Dihl and Guérhard porcelain (various variant names) was made by the Duc d'Angoulême's porcelain factory,[1] a hard-paste porcelain factory in Paris, active from February 25, 1781, until 1828. It was founded by Christophe Dihl (1752-1830) and Antoine Guérhard (d.1793), together with Louise-Françoise-Madeleine Croizé (1751-1831), then married to Guérhard, but married to Dihl from 1797.[2] Dihl was a chemist, and the factory experimented with new colours and finishes.
Patronage
From an early stage, it operated under the protection, though not the ownership, of the child Louis Antoine, Duke of Angoulême, (1775-1844), a nephew of the reigning Louis XVI of France. This permitted it to operate despite the monopoly on coloured and gilded porcelain the king had given his own Sèvres porcelain.
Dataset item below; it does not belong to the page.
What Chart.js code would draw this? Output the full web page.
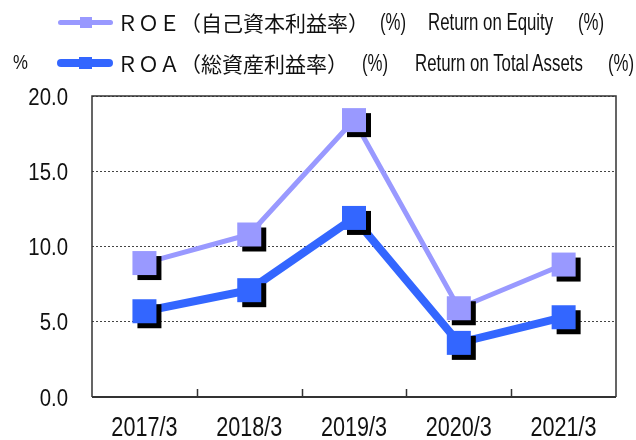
<!DOCTYPE html>
<html>
<head>
<meta charset="utf-8">
<script src="https://cdn.jsdelivr.net/npm/chart.js@4"></script>
<style>
	body { margin: 0; background: #fff; }
	.wrap { position: relative; width: 636px; height: 440px; }
	.wrap canvas { position: absolute; left: 0; top: 0; }
	.lg-line { position: absolute; border-radius: 4px; }
	.lg-mark { position: absolute; }
	.jp, .en, .unit {
		position: absolute; height: 30px; line-height: 30px;
		color: #111; white-space: pre;
	}
	.jp { font-family: "Noto Sans CJK JP", sans-serif; font-size: 21px; }
	.en {
		font-family: "Liberation Sans", Arial, sans-serif; font-size: 24px;
		transform: scaleX(0.7); transform-origin: 0 50%;
	}
	.unit {
		font-family: "Liberation Sans", Arial, sans-serif; font-size: 21px; left: 13px; top: 47px;
		transform: scaleX(0.8); transform-origin: 0 50%;
	}
</style>
</head>
<body>
<div class="wrap">
	<canvas id="chart" width="636" height="440"></canvas>

	<div class="lg-line" style="left:58px;width:55px;top:20px;height:5px;background:#9999FF"></div>
	<div class="lg-mark" style="left:80px;top:17px;width:12px;height:11px;background:#9999FF"></div>
	<div class="jp" style="left:117px;top:7px">ＲＯＥ（自己資本利益率）</div>
	<div class="en" style="left:380px;top:7px">(%)</div>
	<div class="en" style="left:428px;top:7px">Return on Equity</div>
	<div class="en" style="left:578px;top:7px">(%)</div>

	<div class="unit">%</div>
	<div class="lg-line" style="left:57px;width:56px;top:59px;height:8px;background:#3366FF"></div>
	<div class="lg-mark" style="left:79px;top:57px;width:13px;height:12px;background:#3366FF"></div>
	<div class="jp" style="left:117px;top:48px">ＲＯＡ（総資産利益率）</div>
	<div class="en" style="left:362px;top:48px">(%)</div>
	<div class="en" style="left:415px;top:48px">Return on Total Assets</div>
	<div class="en" style="left:608px;top:48px">(%)</div>
</div>

<script>
var categories = ['2017/3', '2018/3', '2019/3', '2020/3', '2021/3'];
var roeValues = [8.9, 10.8, 18.4, 5.9, 8.8];
var roaValues = [5.7, 7.1, 11.9, 3.6, 5.3];
var yTicks = [0, 5, 10, 15, 20];

var tickFont = '"Liberation Sans", Arial, sans-serif';

// square marker with a black drop shadow
function makeMarker(color) {
	var c = document.createElement('canvas');
	c.width = 42;
	c.height = 42;
	var ctx = c.getContext('2d');
	ctx.fillStyle = '#000';
	ctx.fillRect(14, 14, 24, 24);
	ctx.fillStyle = color;
	ctx.fillRect(9, 9, 24, 24);
	return c;
}

// condensed text, like Arial Narrow
function narrowText(ctx, text, x, y, sx) {
	ctx.save();
	ctx.translate(x, y);
	ctx.scale(sx, 1);
	ctx.fillText(text, 0, 0);
	ctx.restore();
}

// frame round the plot + small ticks between categories on the x axis
var framePlugin = {
	id: 'frame',
	beforeDatasetsDraw: function (chart) {
		var ctx = chart.ctx;
		var a = chart.chartArea;
		var x = chart.scales.x;
		ctx.save();
		ctx.strokeStyle = '#333';
		ctx.lineWidth = 1.5;
		ctx.beginPath();
		ctx.moveTo(a.left, a.bottom);
		ctx.lineTo(a.left, a.top);
		ctx.lineTo(a.right, a.top);
		ctx.lineTo(a.right, a.bottom);
		ctx.stroke();

		ctx.lineWidth = 2;
		ctx.beginPath();
		ctx.moveTo(a.left, a.bottom);
		ctx.lineTo(a.right, a.bottom);
		ctx.stroke();

		ctx.lineWidth = 1.5;
		ctx.beginPath();
		for (var i = 1; i < categories.length; i++) {
			var px = Math.round((x.getPixelForValue(i - 1) + x.getPixelForValue(i)) / 2) + 0.5;
			ctx.moveTo(px, a.bottom);
			ctx.lineTo(px, a.bottom - 8);
		}
		ctx.stroke();
		ctx.restore();
	},
	// tick labels drawn by hand so they can be narrow
	afterDraw: function (chart) {
		var ctx = chart.ctx;
		var a = chart.chartArea;
		var x = chart.scales.x;
		var y = chart.scales.y;
		ctx.save();
		ctx.fillStyle = '#111';

		ctx.font = '24px ' + tickFont;
		ctx.textAlign = 'right';
		ctx.textBaseline = 'middle';
		y.ticks.forEach(function (t) {
			narrowText(ctx, t.value.toFixed(1), a.left - 24, y.getPixelForValue(t.value) + 2, 0.85);
		});

		ctx.font = '27px ' + tickFont;
		ctx.textAlign = 'center';
		ctx.textBaseline = 'alphabetic';
		categories.forEach(function (c, i) {
			narrowText(ctx, c, x.getPixelForValue(i), a.bottom + 39, 0.8);
		});
		ctx.restore();
	}
};

new Chart(document.getElementById('chart'), {
	type: 'line',
	data: {
		labels: categories,
		datasets: [{
			label: 'ROE',
			data: roeValues,
			borderColor: '#9999FF',
			backgroundColor: '#9999FF',
			borderWidth: 5,
			pointStyle: makeMarker('#9999FF'),
			pointRadius: 12,
			order: 2
		}, {
			label: 'ROA',
			data: roaValues,
			borderColor: '#3366FF',
			backgroundColor: '#3366FF',
			borderWidth: 8,
			pointStyle: makeMarker('#3366FF'),
			pointRadius: 12,
			order: 1
		}]
	},
	options: {
		responsive: false,
		animation: false,
		events: [],
		layout: {
			padding: { top: 96, right: 18, left: 0, bottom: 0 }
		},
		scales: {
			x: {
				offset: true,
				grid: { display: false },
				border: { display: false },
				ticks: { display: false },
				afterFit: function (scale) {
					scale.height = 43;
				}
			},
			y: {
				min: 0,
				max: 20,
				afterBuildTicks: function (scale) {
					scale.ticks = yTicks.map(function (v) { return { value: v }; });
				},
				grid: {
					color: '#444',
					lineWidth: 1,
					drawTicks: false
				},
				border: { display: false, dash: [2, 2] },
				ticks: { display: false },
				afterFit: function (scale) {
					scale.width = 92;
				}
			}
		},
		plugins: {
			legend: { display: false },
			tooltip: { enabled: false }
		}
	},
	plugins: [framePlugin]
});
</script>
</body>
</html>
The Duke's name was dropped during the French Revolution.
Styles
The wares were of very high quality, in styles similar to Sèvres, following the movement of fashion from Neoclassicism to the Empire style.[3] The Empress Joséphine commissioned a service in 1811, with Dutch Golden Age paintings of genre subjects, in gilded Neoclassical settings, a somewhat surprising combination already used by Sèvres before the Revolution.[4] A particular speciality was vases which imitated polished stone or tortoiseshell in porcelain, some in the slim fuseau shape and mounted with ormolu.[5]
Abbreviation
An abbreviated version of the formal name "Manufacture de Monsieur Le Duc d’Angoulême" was sometimes stamped underneath pieces, and a mark of G and A intertwined was used.[6] The factory's original location was rue de Bondy, Paris, but it moved to rue du Temple in 1789.[7]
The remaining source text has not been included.